# Exercise description
Omit the pictures and output every entry below exactly as written.

# Task input

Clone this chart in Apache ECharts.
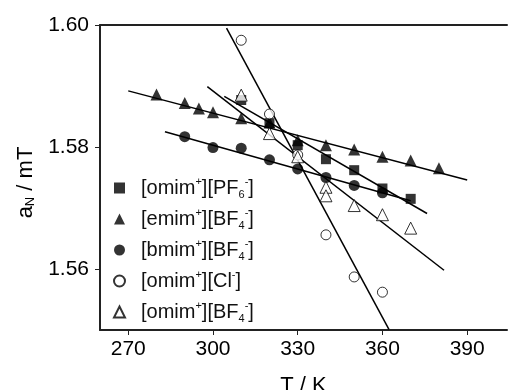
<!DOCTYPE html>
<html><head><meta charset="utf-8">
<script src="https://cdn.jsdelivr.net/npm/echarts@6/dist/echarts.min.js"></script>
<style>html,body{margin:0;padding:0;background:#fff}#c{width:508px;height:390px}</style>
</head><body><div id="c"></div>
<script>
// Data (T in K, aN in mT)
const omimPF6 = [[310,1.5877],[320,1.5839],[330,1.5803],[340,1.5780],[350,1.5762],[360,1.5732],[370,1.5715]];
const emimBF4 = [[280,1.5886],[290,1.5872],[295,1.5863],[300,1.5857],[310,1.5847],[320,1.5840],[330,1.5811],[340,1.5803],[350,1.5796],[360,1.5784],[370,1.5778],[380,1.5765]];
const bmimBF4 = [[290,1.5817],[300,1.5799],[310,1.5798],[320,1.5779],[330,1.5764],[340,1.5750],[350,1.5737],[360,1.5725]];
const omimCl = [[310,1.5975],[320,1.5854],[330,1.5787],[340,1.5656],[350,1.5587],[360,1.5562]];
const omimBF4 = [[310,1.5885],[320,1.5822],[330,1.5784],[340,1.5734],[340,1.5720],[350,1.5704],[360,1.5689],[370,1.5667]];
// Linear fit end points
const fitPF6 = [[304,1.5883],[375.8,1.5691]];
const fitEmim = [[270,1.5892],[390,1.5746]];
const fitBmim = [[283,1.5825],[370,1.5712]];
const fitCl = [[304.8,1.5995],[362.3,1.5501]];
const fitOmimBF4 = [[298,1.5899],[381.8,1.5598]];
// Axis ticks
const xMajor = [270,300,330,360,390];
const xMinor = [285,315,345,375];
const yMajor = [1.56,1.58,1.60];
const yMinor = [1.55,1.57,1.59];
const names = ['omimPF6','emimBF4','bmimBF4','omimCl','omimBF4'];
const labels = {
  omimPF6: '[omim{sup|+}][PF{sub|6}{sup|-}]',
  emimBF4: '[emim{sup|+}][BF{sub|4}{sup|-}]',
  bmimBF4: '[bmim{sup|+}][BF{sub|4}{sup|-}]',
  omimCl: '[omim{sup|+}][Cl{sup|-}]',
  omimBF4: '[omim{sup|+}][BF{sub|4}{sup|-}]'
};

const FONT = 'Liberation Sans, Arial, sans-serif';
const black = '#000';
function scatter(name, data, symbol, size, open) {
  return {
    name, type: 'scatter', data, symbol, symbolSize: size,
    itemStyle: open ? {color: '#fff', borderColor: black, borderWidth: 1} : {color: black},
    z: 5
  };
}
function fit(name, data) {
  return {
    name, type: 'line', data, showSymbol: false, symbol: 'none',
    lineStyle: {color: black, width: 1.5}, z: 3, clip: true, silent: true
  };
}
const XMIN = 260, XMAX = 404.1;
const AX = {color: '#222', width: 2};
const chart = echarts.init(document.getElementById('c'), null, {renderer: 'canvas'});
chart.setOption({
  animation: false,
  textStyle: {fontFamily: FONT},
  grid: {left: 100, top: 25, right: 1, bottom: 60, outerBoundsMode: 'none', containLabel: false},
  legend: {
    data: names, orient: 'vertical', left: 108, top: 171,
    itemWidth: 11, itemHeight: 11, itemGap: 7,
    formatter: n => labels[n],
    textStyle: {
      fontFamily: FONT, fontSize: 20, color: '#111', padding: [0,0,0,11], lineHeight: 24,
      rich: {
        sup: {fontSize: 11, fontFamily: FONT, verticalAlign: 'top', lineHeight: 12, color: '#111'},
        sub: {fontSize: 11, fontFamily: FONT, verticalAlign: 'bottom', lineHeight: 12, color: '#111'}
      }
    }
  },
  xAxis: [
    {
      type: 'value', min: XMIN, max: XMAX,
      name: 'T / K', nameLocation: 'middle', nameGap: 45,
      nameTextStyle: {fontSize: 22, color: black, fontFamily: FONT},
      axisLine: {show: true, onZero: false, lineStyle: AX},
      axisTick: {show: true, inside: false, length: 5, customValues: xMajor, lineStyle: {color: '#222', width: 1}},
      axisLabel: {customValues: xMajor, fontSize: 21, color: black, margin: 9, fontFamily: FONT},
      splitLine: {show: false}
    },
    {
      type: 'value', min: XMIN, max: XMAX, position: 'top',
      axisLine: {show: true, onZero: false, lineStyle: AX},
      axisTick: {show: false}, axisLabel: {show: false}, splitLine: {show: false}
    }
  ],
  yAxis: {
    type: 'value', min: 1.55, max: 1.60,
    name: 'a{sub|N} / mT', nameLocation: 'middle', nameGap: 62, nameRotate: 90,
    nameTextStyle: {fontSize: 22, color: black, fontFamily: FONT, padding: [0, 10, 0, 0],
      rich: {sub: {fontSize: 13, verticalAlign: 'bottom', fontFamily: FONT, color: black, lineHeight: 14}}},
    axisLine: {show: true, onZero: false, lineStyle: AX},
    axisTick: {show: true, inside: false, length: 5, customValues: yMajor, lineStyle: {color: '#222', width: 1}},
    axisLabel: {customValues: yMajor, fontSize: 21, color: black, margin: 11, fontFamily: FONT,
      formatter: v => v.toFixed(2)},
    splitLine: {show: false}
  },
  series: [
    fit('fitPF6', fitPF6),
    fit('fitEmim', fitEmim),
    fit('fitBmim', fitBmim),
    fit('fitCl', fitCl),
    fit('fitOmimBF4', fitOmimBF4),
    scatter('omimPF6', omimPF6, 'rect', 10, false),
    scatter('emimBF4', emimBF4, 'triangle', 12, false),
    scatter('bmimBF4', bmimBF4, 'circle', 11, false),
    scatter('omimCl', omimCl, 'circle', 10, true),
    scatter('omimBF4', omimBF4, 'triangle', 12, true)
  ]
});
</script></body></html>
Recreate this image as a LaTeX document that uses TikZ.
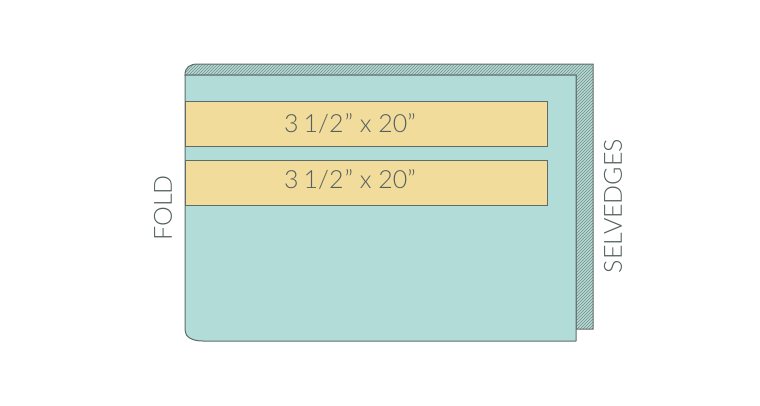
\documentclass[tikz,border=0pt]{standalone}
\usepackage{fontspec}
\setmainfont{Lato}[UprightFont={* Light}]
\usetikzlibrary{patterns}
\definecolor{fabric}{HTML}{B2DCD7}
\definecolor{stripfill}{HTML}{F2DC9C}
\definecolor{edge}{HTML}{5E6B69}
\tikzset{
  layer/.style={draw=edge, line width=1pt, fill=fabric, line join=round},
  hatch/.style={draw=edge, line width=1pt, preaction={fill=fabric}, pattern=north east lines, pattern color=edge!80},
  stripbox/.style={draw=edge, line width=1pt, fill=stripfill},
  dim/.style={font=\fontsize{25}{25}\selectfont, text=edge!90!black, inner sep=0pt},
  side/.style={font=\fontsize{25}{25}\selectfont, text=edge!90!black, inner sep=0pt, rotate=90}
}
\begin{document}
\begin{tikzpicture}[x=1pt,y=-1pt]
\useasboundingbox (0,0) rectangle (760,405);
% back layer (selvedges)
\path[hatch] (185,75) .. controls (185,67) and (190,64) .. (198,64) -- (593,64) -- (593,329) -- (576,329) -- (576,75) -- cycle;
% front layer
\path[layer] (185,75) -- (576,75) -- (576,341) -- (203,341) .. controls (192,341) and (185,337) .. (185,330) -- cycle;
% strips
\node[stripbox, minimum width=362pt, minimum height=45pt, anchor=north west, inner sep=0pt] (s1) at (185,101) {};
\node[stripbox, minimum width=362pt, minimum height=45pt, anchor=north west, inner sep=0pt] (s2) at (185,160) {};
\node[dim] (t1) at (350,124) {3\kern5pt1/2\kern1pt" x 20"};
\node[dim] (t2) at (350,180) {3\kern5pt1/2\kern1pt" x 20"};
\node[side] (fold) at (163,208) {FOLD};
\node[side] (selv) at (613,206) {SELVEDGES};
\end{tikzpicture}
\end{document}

# Written reply
Clone this chart in Apache ECharts.
<!DOCTYPE html>
<html><head><meta charset="utf-8">
<script src="https://cdn.jsdelivr.net/npm/echarts@6/dist/echarts.min.js"></script>
<style>html,body{margin:0;padding:0;background:#fff}#c{width:508px;height:390px}</style>
</head><body><div id="c"></div>
<script>
// Data (T in K, aN in mT)
const omimPF6 = [[310,1.5877],[320,1.5839],[330,1.5803],[340,1.5780],[350,1.5762],[360,1.5732],[370,1.5715]];
const emimBF4 = [[280,1.5886],[290,1.5872],[295,1.5863],[300,1.5857],[310,1.5847],[320,1.5840],[330,1.5811],[340,1.5803],[350,1.5796],[360,1.5784],[370,1.5778],[380,1.5765]];
const bmimBF4 = [[290,1.5817],[300,1.5799],[310,1.5798],[320,1.5779],[330,1.5764],[340,1.5750],[350,1.5737],[360,1.5725]];
const omimCl = [[310,1.5975],[320,1.5854],[330,1.5787],[340,1.5656],[350,1.5587],[360,1.5562]];
const omimBF4 = [[310,1.5885],[320,1.5822],[330,1.5784],[340,1.5734],[340,1.5720],[350,1.5704],[360,1.5689],[370,1.5667]];
// Linear fit end points
const fitPF6 = [[304,1.5883],[375.8,1.5691]];
const fitEmim = [[270,1.5892],[390,1.5746]];
const fitBmim = [[283,1.5825],[370,1.5712]];
const fitCl = [[304.8,1.5995],[362.3,1.5501]];
const fitOmimBF4 = [[298,1.5899],[381.8,1.5598]];
// Axis ticks
const xMajor = [270,300,330,360,390];
const xMinor = [285,315,345,375];
const yMajor = [1.56,1.58,1.60];
const yMinor = [1.55,1.57,1.59];
const names = ['omimPF6','emimBF4','bmimBF4','omimCl','omimBF4'];
const labels = {
  omimPF6: '[omim{sup|+}][PF{sub|6}{sup|-}]',
  emimBF4: '[emim{sup|+}][BF{sub|4}{sup|-}]',
  bmimBF4: '[bmim{sup|+}][BF{sub|4}{sup|-}]',
  omimCl: '[omim{sup|+}][Cl{sup|-}]',
  omimBF4: '[omim{sup|+}][BF{sub|4}{sup|-}]'
};

const FONT = 'Liberation Sans, Arial, sans-serif';
const black = '#000';
function scatter(name, data, symbol, size, open) {
  return {
    name, type: 'scatter', data, symbol, symbolSize: size,
    itemStyle: open ? {color: '#fff', borderColor: black, borderWidth: 1} : {color: black},
    z: 5
  };
}
function fit(name, data) {
  return {
    name, type: 'line', data, showSymbol: false, symbol: 'none',
    lineStyle: {color: black, width: 1.5}, z: 3, clip: true, silent: true
  };
}
const XMIN = 260, XMAX = 404.1;
const AX = {color: '#222', width: 2};
const chart = echarts.init(document.getElementById('c'), null, {renderer: 'canvas'});
chart.setOption({
  animation: false,
  textStyle: {fontFamily: FONT},
  grid: {left: 100, top: 25, right: 1, bottom: 60, outerBoundsMode: 'none', containLabel: false},
  legend: {
    data: names, orient: 'vertical', left: 108, top: 171,
    itemWidth: 11, itemHeight: 11, itemGap: 7,
    formatter: n => labels[n],
    textStyle: {
      fontFamily: FONT, fontSize: 20, color: '#111', padding: [0,0,0,11], lineHeight: 24,
      rich: {
        sup: {fontSize: 11, fontFamily: FONT, verticalAlign: 'top', lineHeight: 12, color: '#111'},
        sub: {fontSize: 11, fontFamily: FONT, verticalAlign: 'bottom', lineHeight: 12, color: '#111'}
      }
    }
  },
  xAxis: [
    {
      type: 'value', min: XMIN, max: XMAX,
      name: 'T / K', nameLocation: 'middle', nameGap: 45,
      nameTextStyle: {fontSize: 22, color: black, fontFamily: FONT},
      axisLine: {show: true, onZero: false, lineStyle: AX},
      axisTick: {show: true, inside: false, length: 5, customValues: xMajor, lineStyle: {color: '#222', width: 1}},
      axisLabel: {customValues: xMajor, fontSize: 21, color: black, margin: 9, fontFamily: FONT},
      splitLine: {show: false}
    },
    {
      type: 'value', min: XMIN, max: XMAX, position: 'top',
      axisLine: {show: true, onZero: false, lineStyle: AX},
      axisTick: {show: false}, axisLabel: {show: false}, splitLine: {show: false}
    }
  ],
  yAxis: {
    type: 'value', min: 1.55, max: 1.60,
    name: 'a{sub|N} / mT', nameLocation: 'middle', nameGap: 62, nameRotate: 90,
    nameTextStyle: {fontSize: 22, color: black, fontFamily: FONT, padding: [0, 10, 0, 0],
      rich: {sub: {fontSize: 13, verticalAlign: 'bottom', fontFamily: FONT, color: black, lineHeight: 14}}},
    axisLine: {show: true, onZero: false, lineStyle: AX},
    axisTick: {show: true, inside: false, length: 5, customValues: yMajor, lineStyle: {color: '#222', width: 1}},
    axisLabel: {customValues: yMajor, fontSize: 21, color: black, margin: 11, fontFamily: FONT,
      formatter: v => v.toFixed(2)},
    splitLine: {show: false}
  },
  series: [
    fit('fitPF6', fitPF6),
    fit('fitEmim', fitEmim),
    fit('fitBmim', fitBmim),
    fit('fitCl', fitCl),
    fit('fitOmimBF4', fitOmimBF4),
    scatter('omimPF6', omimPF6, 'rect', 10, false),
    scatter('emimBF4', emimBF4, 'triangle', 12, false),
    scatter('bmimBF4', bmimBF4, 'circle', 11, false),
    scatter('omimCl', omimCl, 'circle', 10, true),
    scatter('omimBF4', omimBF4, 'triangle', 12, true)
  ]
});
</script></body></html>
Recreate this image as a LaTeX document that uses TikZ.
\documentclass[tikz,border=0pt]{standalone}
\usepackage{fontspec}
\setmainfont{Lato}[UprightFont={* Light}]
\usetikzlibrary{patterns}
\definecolor{fabric}{HTML}{B2DCD7}
\definecolor{stripfill}{HTML}{F2DC9C}
\definecolor{edge}{HTML}{5E6B69}
\tikzset{
  layer/.style={draw=edge, line width=1pt, fill=fabric, line join=round},
  hatch/.style={draw=edge, line width=1pt, preaction={fill=fabric}, pattern=north east lines, pattern color=edge!80},
  stripbox/.style={draw=edge, line width=1pt, fill=stripfill},
  dim/.style={font=\fontsize{25}{25}\selectfont, text=edge!90!black, inner sep=0pt},
  side/.style={font=\fontsize{25}{25}\selectfont, text=edge!90!black, inner sep=0pt, rotate=90}
}
\begin{document}
\begin{tikzpicture}[x=1pt,y=-1pt]
\useasboundingbox (0,0) rectangle (760,405);
% back layer (selvedges)
\path[hatch] (185,75) .. controls (185,67) and (190,64) .. (198,64) -- (593,64) -- (593,329) -- (576,329) -- (576,75) -- cycle;
% front layer
\path[layer] (185,75) -- (576,75) -- (576,341) -- (203,341) .. controls (192,341) and (185,337) .. (185,330) -- cycle;
% strips
\node[stripbox, minimum width=362pt, minimum height=45pt, anchor=north west, inner sep=0pt] (s1) at (185,101) {};
\node[stripbox, minimum width=362pt, minimum height=45pt, anchor=north west, inner sep=0pt] (s2) at (185,160) {};
\node[dim] (t1) at (350,124) {3\kern5pt1/2\kern1pt" x 20"};
\node[dim] (t2) at (350,180) {3\kern5pt1/2\kern1pt" x 20"};
\node[side] (fold) at (163,208) {FOLD};
\node[side] (selv) at (613,206) {SELVEDGES};
\end{tikzpicture}
\end{document}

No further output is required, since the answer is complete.